The start hours argument is for how many hours ago to get posts. For example, if startHours=6, than only posts created after six hours ago will be returned.
def rank(request, startHours):
First I order all of the posts by votes
unorderedPosts=Post.objects.order_by('-votes')
Then posts are excluded by categories the user has specified
if request.user.is_authenticated():
preferences=request.user.categorypreference_set.filter(on=False)
for preference in preferences:
unorderedPosts=unorderedPosts.exclude(category_name=preference.category_name)
Then I make endHours, which is always 4 hours ahead of startHours argument
endHours=startHours+4 #4 hour time window
Now I slice the unorderedPosts and get only the ones created in the time window startHours to endHours from now. For example, if startHours=4, than only posts created after 4 hours ago but before 8 hours ago will be returned.
posts=unorderedPosts.filter(created__gte=(timezone.now()-datetime.timedelta(hours=endHours)))
posts=posts.exclude(created__gte=(timezone.now()-datetime.timedelta(hours=startHours)))
Now I make a loop that will move the time window back until at least one post is found that has a creation date that fits the time window. I make the check variable to prevent an infinite loop (the loop will quit if no posts are found within 200 hours).
count=posts.count()
check=endHours
while count<1 and endHours<(check+200):
endHours+=4
startHours+=4
posts=unorderedPosts.filter(created__gte=(timezone.now()-datetime.timedelta(hours=endHours)))
posts=posts.exclude(created__gte=(timezone.now()-datetime.timedelta(hours=startHours)))
count=posts.count()
if count>=1: return posts, endHours
return posts
My biggest concern is making a queryset of ALL the posts in the beginning. This function is meant to return posts in small time windows, will it be unnecessarily slowed down by ranking all of the posts in the database? I know that django/python querysets are quite efficient but won't ranking a set that contains thousands of objects be cumbersome for the purpose of this function?
If this is a problem, how could I make it more efficient while keeping everything accessible?
Here is a post of the whole thing.
def rank(request, startHours):
unorderedPosts=Post.objects.order_by('-upVote')
if request.user.is_authenticated():
preferences=request.user.categorypreference_set.filter(on=False)
for preference in preferences: #filter by category preference
unorderedPosts=unorderedPosts.exclude(category_name=preference.category_name)
endHours=startHours+4 #4 hour time window
posts=unorderedPosts.filter(created__gte=(timezone.now()-datetime.timedelta(hours=endHours)))
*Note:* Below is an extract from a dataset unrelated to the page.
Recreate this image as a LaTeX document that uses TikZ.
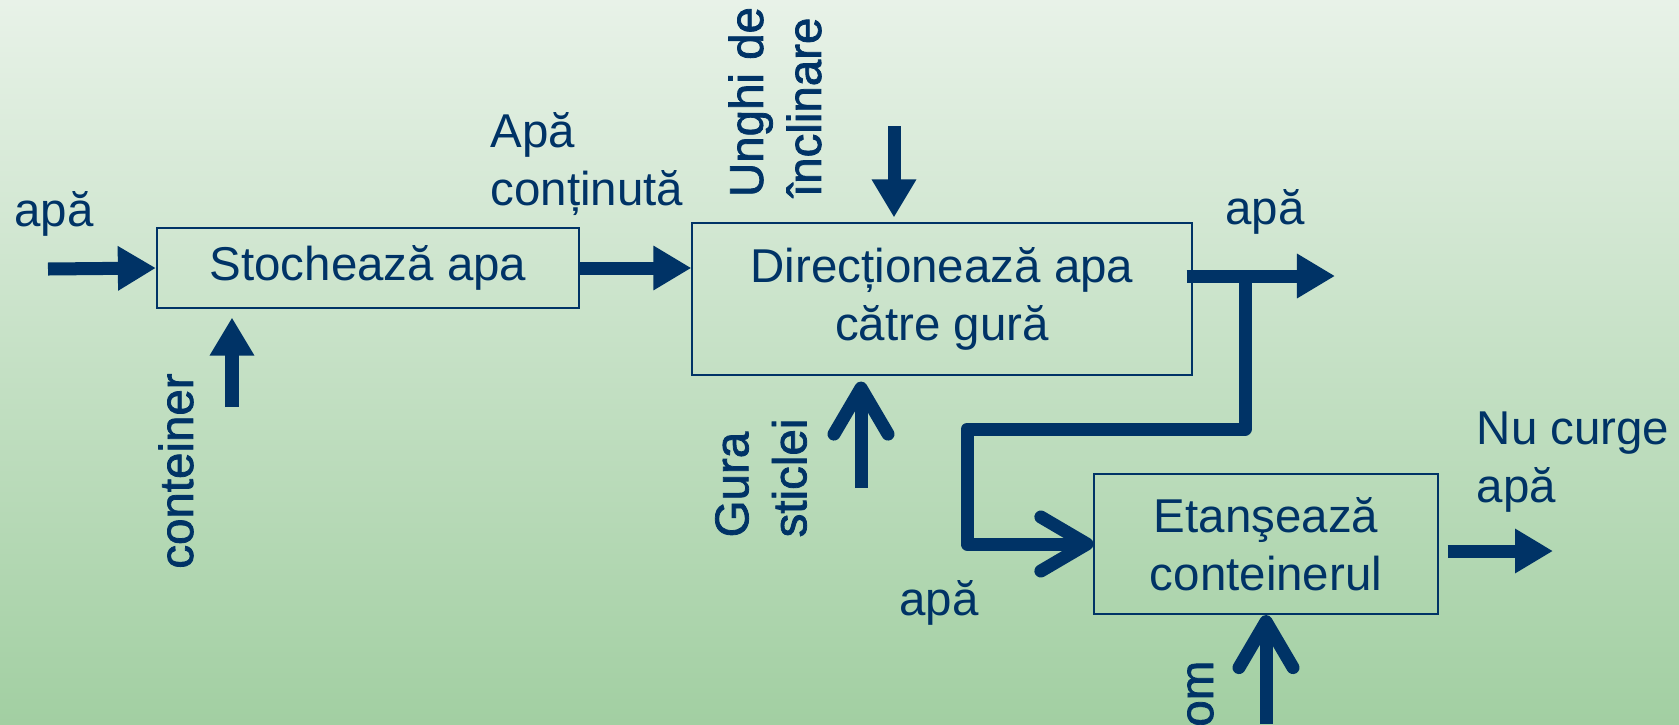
\documentclass[tikz,border=0pt]{standalone}
\usepackage{fontspec}
\setmainfont{Liberation Sans}
\newfontfamily\heavyfont[FakeBold=1.6]{Liberation Sans}
\usetikzlibrary{arrows.meta,positioning}
\definecolor{navy}{HTML}{003366}
\definecolor{bgtop}{HTML}{E8F2E8}
\definecolor{bgbot}{HTML}{A2CFA2}

\begin{document}
\begin{tikzpicture}[x=0.01cm, y=-0.01cm,
    fn/.style={draw=navy, line width=0.2mm, text=navy, align=center,
               font=\fontsize{13.5}{16.5}\selectfont, inner sep=0pt},
    lbl/.style={text=navy, align=left, font=\fontsize{13.5}{16.5}\selectfont,
                inner sep=0pt},
    vlbl/.style={lbl, rotate=90, font=\heavyfont\fontsize{13.5}{16.5}\selectfont},
    fl/.style={-{Triangle[length=3.8mm,width=4.2mm]}, line width=1.3mm, navy},
    ml/.style={-{Straight Barb[length=4.6mm,width=5.4mm,round]},
               line width=1.3mm, navy, line join=round},
  ]
    \shade[top color=bgtop, bottom color=bgbot] (0,0) rectangle (1679,724);
    \useasboundingbox (0,0) rectangle (1679,724);
    % function blocks
    \node[fn, minimum width=4.22cm, minimum height=0.79cm] (store) at (368,268)
       {Stochează apa};
    \node[fn, minimum width=4.99cm, minimum height=1.51cm] (direct) at (942,299)
       {Direcționează apa\\către gură};
    \node[fn, minimum width=3.43cm, minimum height=1.40cm] (seal) at (1266,544)
       {Etanşează\\conteinerul};
    % flow labels
    \node[lbl] (lwater) at (54,214) {apă};
    \node[vlbl] (lcont) at (176,471) {conteiner};
    \node[lbl, anchor=west] (lheld) at (490,164) {Apă\\conținută};
    \node[vlbl] (langle) at (775,102) {Unghi de\\înclinare};
    \node[vlbl] (lmouth) at (761,478) {Gura\\sticlei};
    \node[lbl] (lout) at (1265,212) {apă};
    \node[lbl] (lback) at (939,603) {apă};
    \node[lbl, anchor=west] (lnoflow) at (1476,462) {Nu curge\\apă};
    \node[vlbl, anchor=base east] (lman) at (1213,660) {om};
    % free ends of the flows
    \coordinate (inW) at (48,269);
    \coordinate (inC) at (232,407);
    \coordinate (inU) at (894,126);
    \coordinate (inG) at (861,488);
    \coordinate (outA) at (1335,276);
    \coordinate (split) at (1245,276);
    \coordinate (outN) at (1553,551);
    \coordinate (inO) at (1266,724);
    % flows
    \draw[fl] (inW) -- (store.west);
    \draw[fl, shorten >=0.9mm] (inC) -- (inC |- store.south);
    \draw[fl] (store.east) -- (store.east -| direct.west);
    \draw[fl, shorten >=0.5mm] (inU) -- (inU |- direct.north);
    \draw[ml, shorten >=0.6mm] (inG) -- (inG |- direct.south);
    \draw[fl, shorten <=-0.6mm] (direct.east |- outA) -- (outA);
    \draw[ml] (split) -- ++(0,153) -- (967,429) |- (seal.west);
    \draw[fl, shorten <=0.9mm] (seal.east |- outN) -- (outN);
    \draw[ml] (inO) -- (seal.south);
\end{tikzpicture}
\end{document}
posts=posts.exclude(created__gte=(timezone.now()-datetime.timedelta(hours=startHours)))
count=posts.count()
check=endHours
while count<1 and endHours<(check+200):
endHours+=4
startHours+=4
posts=unorderedPosts.filter(created__gte=(timezone.now()-datetime.timedelta(hours=endHours)))
posts=posts.exclude(created__gte=(timezone.now()-datetime.timedelta(hours=startHours)))
count=posts.count()
if count>=1: return posts
return posts
Your main concern is not something you need to worry about. Check the docs on When querysets are evaluated - you can define and add clauses to a queryset indefinitely and it won't actually be run against the database until you call something that actually requires hitting the database.
What will require multiple queries is iterating through time until you hit a window that has posts. You'll have better performance if you check the latest created
time in one call, use that to work out your window, then limit the posts based on that and then sort by number of votes.
Something like:
unorderedPosts = Post.objects.all()
if request.user.is_authenticated():
preferences=request.user.categorypreference_set.filter(on=False)
for preference in preferences: #filter by category preference
unorderedPosts=unorderedPosts.exclude(category_name=preference.category_name)
latest_post_datetime = unorderedPosts.aggregate(Max('created'))['created__max']
original_start_time = datetime.datetime.now() - datetime.timedelta(hours=startHours)
latest_post_day_start_time = datetime.datetime.combine(latest_post_datetime.date(), original_start_time.time())
# a timedelta guaranteed to be less than 24 hours
time_shift = latest_post_day_start_time - latest_post_datetime
timewindow = datetime.timedelta(hours=4)
if time_shift.days >= 0:
extra_windows_needed = time_shift.seconds / timewindow.seconds
else:
# negative timedeltas store negative days, then positive seconds; negate
extra_windows_needed = -(abs(time_shift).seconds) / timewindow.seconds
start_time = latest_post_day_start_time - (timewindow * (extra_windows_needed + 1))
posts = unorderedPosts.filter(created__gte=start_time).order_by('-upVote')
return posts
The math here is only right as long as your number of hours in your window (4) divides evenly into the day - otherwise calculating the correct offset gets trickier. Basically, you need to take time offset mod time window length, and I'm exploiting the fact that if you end up in the same calendar day I know the days mod four hours part works out.
Also, it doesn't include an end time because your original logic doesn't enforce one for the initial startHours
period. It'll only move the start time back out of that if there are none within it, so you don't need to worry about stuff that's too recent showing up.
This version makes at most three DB queries - one to get the category preferences for a logged in user, one to get latest_post_datetime
and one to get posts
, with confidence of having at least one matching post.
You might also consider profiling to see if your DB back end does better with a subquery to exclude unwanted categories:
if request.user.is_authenticated():
unorderedPosts = unorderedPosts.exclude(category_name__in=request.user.categorypreference_set.filter(on=False).values_list('category_name')
As the __in lookup docs note, performance here varies with different database back ends.